A driving factor in Digital System DS architecture is the feature size of the silicon implementation process. We present Moore’s laws and focus on the shrink laws, which relate chip performance to feature size. The theory is backed with experimental measures from [14], relating performance to feature size, for various memory, processor and FPGA chips from the past decade. Conceptually shrinking back existing chips to a common feature size leads to common architectural measures, which we call normalised: area, clock frequency, memory and operations per cycle. We measure and compare the normalised compute density of various chips, architectures and silicon technologies.

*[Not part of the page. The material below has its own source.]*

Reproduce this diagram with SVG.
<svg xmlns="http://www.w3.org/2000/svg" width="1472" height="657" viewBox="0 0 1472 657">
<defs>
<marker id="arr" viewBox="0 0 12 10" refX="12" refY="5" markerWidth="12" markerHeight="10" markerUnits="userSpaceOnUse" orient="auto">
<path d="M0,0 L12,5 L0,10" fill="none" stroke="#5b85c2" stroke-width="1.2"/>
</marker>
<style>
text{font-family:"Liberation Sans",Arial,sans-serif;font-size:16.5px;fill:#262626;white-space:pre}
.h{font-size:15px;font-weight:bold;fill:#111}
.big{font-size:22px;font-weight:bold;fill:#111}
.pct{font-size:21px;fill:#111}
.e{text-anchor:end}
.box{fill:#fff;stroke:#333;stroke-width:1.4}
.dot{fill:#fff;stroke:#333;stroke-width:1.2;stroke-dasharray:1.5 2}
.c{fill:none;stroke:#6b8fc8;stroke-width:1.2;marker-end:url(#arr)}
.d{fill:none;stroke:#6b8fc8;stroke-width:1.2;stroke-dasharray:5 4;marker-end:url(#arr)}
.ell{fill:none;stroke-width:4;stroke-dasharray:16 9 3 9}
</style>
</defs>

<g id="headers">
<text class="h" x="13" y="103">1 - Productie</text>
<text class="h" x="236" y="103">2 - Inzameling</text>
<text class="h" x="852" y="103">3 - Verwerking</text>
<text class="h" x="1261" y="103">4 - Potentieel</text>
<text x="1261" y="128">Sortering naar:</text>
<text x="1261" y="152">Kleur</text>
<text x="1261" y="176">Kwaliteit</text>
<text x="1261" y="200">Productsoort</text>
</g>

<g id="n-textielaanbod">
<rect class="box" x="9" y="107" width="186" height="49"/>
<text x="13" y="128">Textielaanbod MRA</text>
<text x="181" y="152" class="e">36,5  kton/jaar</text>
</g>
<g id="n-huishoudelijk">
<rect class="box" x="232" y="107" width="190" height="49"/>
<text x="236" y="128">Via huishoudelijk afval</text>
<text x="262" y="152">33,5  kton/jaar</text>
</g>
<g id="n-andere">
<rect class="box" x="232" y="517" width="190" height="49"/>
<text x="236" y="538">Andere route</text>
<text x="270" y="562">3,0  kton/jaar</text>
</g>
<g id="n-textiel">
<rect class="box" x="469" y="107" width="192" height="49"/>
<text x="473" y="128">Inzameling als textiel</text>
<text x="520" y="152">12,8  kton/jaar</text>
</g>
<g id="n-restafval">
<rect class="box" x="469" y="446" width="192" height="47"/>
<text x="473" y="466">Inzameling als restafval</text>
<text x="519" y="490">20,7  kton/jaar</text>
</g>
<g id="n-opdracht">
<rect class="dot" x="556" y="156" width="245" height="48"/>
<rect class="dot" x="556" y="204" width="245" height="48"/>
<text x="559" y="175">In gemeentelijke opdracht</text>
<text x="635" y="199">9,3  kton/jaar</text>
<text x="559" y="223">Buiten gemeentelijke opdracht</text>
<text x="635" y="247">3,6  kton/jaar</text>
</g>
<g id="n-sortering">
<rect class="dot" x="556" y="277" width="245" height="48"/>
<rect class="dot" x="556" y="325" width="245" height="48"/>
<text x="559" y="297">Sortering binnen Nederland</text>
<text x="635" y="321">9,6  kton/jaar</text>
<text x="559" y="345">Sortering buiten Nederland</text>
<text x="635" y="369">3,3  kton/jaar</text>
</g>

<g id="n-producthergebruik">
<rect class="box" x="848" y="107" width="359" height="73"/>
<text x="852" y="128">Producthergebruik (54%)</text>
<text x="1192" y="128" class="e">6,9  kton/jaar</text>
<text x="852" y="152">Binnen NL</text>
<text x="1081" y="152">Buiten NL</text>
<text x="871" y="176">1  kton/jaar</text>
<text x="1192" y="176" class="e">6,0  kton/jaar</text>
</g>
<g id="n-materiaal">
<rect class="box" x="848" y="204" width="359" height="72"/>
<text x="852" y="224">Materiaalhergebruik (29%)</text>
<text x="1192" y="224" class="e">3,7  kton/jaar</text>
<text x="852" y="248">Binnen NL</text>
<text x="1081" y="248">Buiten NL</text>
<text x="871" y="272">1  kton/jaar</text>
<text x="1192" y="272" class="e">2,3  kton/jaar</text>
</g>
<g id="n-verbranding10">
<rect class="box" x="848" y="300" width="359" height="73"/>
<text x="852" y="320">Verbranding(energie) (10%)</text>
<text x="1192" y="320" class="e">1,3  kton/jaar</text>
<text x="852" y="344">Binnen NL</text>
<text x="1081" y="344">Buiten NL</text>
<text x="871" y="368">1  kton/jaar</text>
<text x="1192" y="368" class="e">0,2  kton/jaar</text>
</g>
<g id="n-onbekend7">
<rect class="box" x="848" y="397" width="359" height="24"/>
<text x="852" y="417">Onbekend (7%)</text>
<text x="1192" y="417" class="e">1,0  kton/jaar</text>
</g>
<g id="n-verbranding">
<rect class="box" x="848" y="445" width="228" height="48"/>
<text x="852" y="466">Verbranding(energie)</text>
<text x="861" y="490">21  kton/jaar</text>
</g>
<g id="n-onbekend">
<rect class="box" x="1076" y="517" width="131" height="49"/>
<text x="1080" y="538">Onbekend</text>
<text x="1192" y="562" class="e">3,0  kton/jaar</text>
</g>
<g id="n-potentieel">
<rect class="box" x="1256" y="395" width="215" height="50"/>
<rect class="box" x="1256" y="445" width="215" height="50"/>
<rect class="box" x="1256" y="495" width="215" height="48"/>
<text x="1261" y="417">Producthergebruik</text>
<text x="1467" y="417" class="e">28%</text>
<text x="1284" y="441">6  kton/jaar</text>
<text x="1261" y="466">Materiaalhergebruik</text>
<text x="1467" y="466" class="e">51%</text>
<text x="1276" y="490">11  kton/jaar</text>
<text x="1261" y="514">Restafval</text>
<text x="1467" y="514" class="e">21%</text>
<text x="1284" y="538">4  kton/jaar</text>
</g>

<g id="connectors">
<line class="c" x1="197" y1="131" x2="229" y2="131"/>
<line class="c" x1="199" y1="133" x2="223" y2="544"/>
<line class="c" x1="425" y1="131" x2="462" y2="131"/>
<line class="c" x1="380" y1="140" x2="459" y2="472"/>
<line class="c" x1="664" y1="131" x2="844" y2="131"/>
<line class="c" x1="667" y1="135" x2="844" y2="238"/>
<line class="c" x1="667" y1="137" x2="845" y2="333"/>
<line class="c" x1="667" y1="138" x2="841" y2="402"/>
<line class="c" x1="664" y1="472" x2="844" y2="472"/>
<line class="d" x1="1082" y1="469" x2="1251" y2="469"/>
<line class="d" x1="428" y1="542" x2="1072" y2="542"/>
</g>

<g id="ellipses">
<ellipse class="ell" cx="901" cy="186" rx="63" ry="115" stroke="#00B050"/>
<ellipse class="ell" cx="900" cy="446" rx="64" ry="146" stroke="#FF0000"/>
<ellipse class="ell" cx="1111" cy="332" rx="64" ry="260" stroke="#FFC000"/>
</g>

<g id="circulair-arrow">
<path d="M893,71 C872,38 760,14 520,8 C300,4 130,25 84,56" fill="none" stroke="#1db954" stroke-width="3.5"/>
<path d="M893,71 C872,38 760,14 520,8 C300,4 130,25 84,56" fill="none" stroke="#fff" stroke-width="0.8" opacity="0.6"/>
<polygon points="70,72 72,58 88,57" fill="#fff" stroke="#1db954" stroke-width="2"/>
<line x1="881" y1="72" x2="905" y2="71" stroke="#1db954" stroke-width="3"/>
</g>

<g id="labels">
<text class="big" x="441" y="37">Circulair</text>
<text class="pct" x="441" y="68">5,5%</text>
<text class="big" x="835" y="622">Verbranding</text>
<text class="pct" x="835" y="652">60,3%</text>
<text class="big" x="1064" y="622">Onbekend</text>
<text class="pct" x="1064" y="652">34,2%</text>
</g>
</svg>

A Reconfigurable System RS is a standard processor tightly coupled to a Programmable Active Memory PAM, through a high bandwidth digital link. The PAM is a FPGA and SRAM based coprocessor. Through software configuration, it may emulate any specific custom hardware, within size and speed limits. RS combine the flexibility of software programming to the performance level of application specific integrated circuits ASIC. We analyse the performance achieved by P1, a first generation RS [13]. It still holds some significant absolute speed records: RSA cryptography, applications from high-energy physics, and solving the Heat Equation. We observe how the software versions for these applications have gained performance, through better microprocessors. We compare with the performance gain which can be achieved, through implementation in P2, a second-generation RS [16].
Recent experimental systems, such as the Dynamically Programmable Arithmetic Array in [19] and others in [14], present advantages over current FPGA, both in storage and compute density. RS based on such chips are tailored for video processing, and similar compute, memory and IO bandwidth intensive. We characterise some of the architectural features that a RS must posses in order to be fit to shrink: automatically enjoy the optimal gain in performance through future shrinks. The key to scale, for any general purpose system, is to embed memory, computation and communication at a much deeper level than presently done.